The time now was 2:20pm. 
It is indeed an admirable thing that I have returned to writing this blog, but what I really ought to be doing is writing the 500 word piece for my writing course.  It's due tomorrow evening.  Oh, but that's tomorrow...yabbut I'm in Erin most of tomorrow...hmmmmmm...Now I have to pee again, the consequences of 6 ounces of tea in a vintage bladder.  So look folks, I gotta go -- I mean really I gotta go!  Wonder what things I'll discover need doing on my way back this time?
Cheers!

Wednesday, 5 October 2011

Thelma & Louise Do Alzheimers - Reprise

The writing class assignment due ten days from now is 1000 words, on a topic of the writer's choice.  An open canvas on which to paint whatever wordscape comes to mind...

In class Sunday night I wrote a piece of dialogue from 'Mom's Story' and I'm thinking I'd like to expand on that for the assignment.  To that end, I've been reading and re-reading the text of a presentation my sister Cathy and I created some eight years ago, chronicling our journey with Mom through those early months of Alzheimer's disease.  We called our presentation, "Sincerely Irene -- Thelma and Louise do Alzheimer's".  I think we presented our work maybe ten times between 2003 and 2005, always to rave reviews! 
Reading through the text now stirs up a soft sadness along with flood of memories rich with poignancy and love.  What a long, sad and challenging journey it was, yet Cath and I managed to laugh -- A LOT! -- and find the gems amongst the rubble of it all.  I suppose that was the key to my survival -- the laughter.  Cath has always been able to make me laugh and prevent me from taking myself and life too seriously.  It's what I cherish most about her.  Oh make no mistake,  we've cried and cursed and cringed in fear together too, but it's the laughter, that fall on the floor, pee my pants kind of laughter, that has been the life saver. 
Like the time just after Mom had broken her hip, and of cousrse just as we were just beginning to get caught up in the tangles of dementia.  It was in that first week and we were very tired and somewhat shell shocked by the week's revelations.  Mom was supposed to be non-weight bearing, but we hadn't acquired a wheelchair yet, so we were assisting her walk to my car, both of us focussing very intently on Mom.  We were so worried she would slip and fall.  There was a little skiff of snow on the ground so we were verbally cueing her every step, "Now, careful Mom, there's a bit of snow here.
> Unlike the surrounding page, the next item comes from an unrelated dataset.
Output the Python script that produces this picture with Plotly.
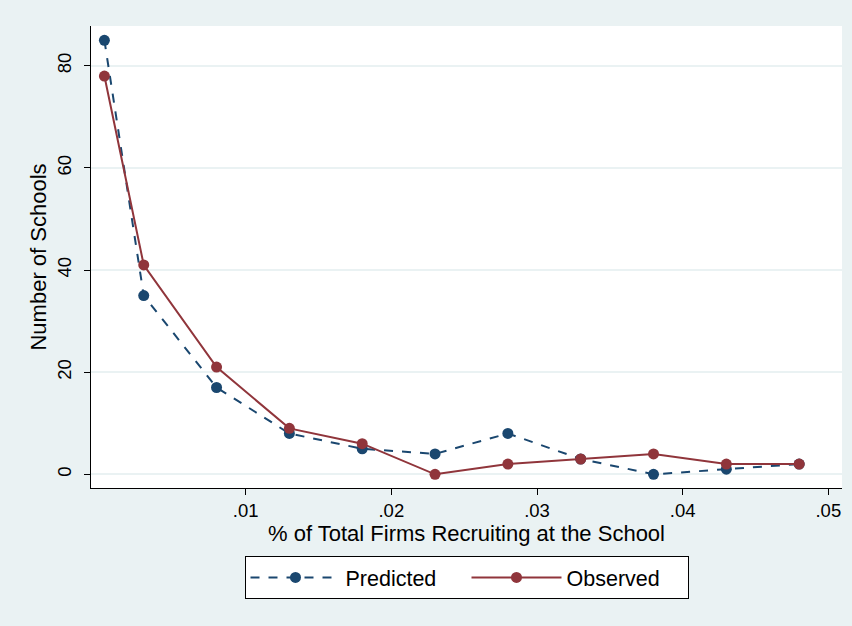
import plotly.graph_objects as go

x_vals = [0.0003, 0.003, 0.008, 0.013, 0.018, 0.023, 0.028, 0.033, 0.038, 0.043, 0.048]
predicted = [85, 35, 17, 8, 5, 4, 8, 3, 0, 1, 2]
observed = [78, 41, 21, 9, 6, 0, 2, 3, 4, 2, 2]
x_ticks = [0.01, 0.02, 0.03, 0.04, 0.05]
x_ticktext = [".01", ".02", ".03", ".04", ".05"]
y_ticks = [0, 20, 40, 60, 80]

navy = "#1A476F"
maroon = "#90353B"
bg = "#EAF2F3"
font = "Liberation Sans, Arial, sans-serif"
fs = 18.5

fig = go.Figure()
fig.add_trace(go.Scatter(x=x_vals, y=predicted, mode="lines+markers", name="Predicted",
                         line=dict(color=navy, width=2, dash="dash"),
                         marker=dict(color=navy, size=11)))
fig.add_trace(go.Scatter(x=x_vals, y=observed, mode="lines+markers", name="Observed",
                         line=dict(color=maroon, width=2),
                         marker=dict(color=maroon, size=11)))

fig.update_layout(
    width=852, height=626,
    paper_bgcolor=bg, plot_bgcolor="white",
    margin=dict(l=91, r=10, t=26, b=138),
    font=dict(family=font, size=fs, color="black"),
    showlegend=True,
    legend=dict(orientation="h", x=0.5, xanchor="center", y=-0.147, yanchor="top",
                xref="paper", bgcolor="white", bordercolor="black", borderwidth=1,
                itemwidth=90, font=dict(size=21.5), traceorder="normal",
                entrywidth=116),
    xaxis=dict(range=[-0.00062, 0.05094], tickvals=x_ticks, ticktext=x_ticktext,
               showgrid=False, zeroline=False, showline=True, linecolor="black", linewidth=1,
               ticks="outside", ticklen=6, tickcolor="black",
               title=dict(text="% of Total Firms Recruiting at the School", standoff=2)),
    yaxis=dict(range=[-2.68, 87.8], tickvals=y_ticks, tickangle=-90,
               showgrid=True, gridcolor=bg, gridwidth=1.5, zeroline=False,
               showline=True, linecolor="black", linewidth=1,
               ticks="outside", ticklen=6, tickcolor="black", ticklabelstandoff=6,
               title=dict(text="Number of Schools", standoff=0)),
)

fig.write_html("out.html", config={"displayModeBar": False},
               post_script="document.body.style.margin='0';")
That's it. You're doing fine."  Then it happened!  No, Mom did not stumble. Cathy did!  She tripped over the curb.  There was maybe a two second silent pause before we caught sight of each other, then we both let go of Mom and fell to the ground, all the pent up tension of the week pouring out of us in laughter.  I managed not to pee myself, but only just! I remember looking up at Mom and glimpsing one of those moments of clarity that I would soon learn to cherish and celebrate.  Mom was standing there, looking at us with a profound look of exasperation, yet a twinkle in her eyes. "I thought I was the one who needed help.  You girls are impossible!"  She laughed with us (or was that at us?) and then said, "Come on now you two, we can't stay here all day."
And indeed we couldn't, though I truly wanted to stay there in bright winter sunshine, ignoring the gathering clouds warning of the storms to come.  We were entering the strange and troubling world of Alzheimer's disease and eldercare.  Nothing and nobody could stop this from happening. 
Fasten your seatbelts -- it's going to be bumpy ride.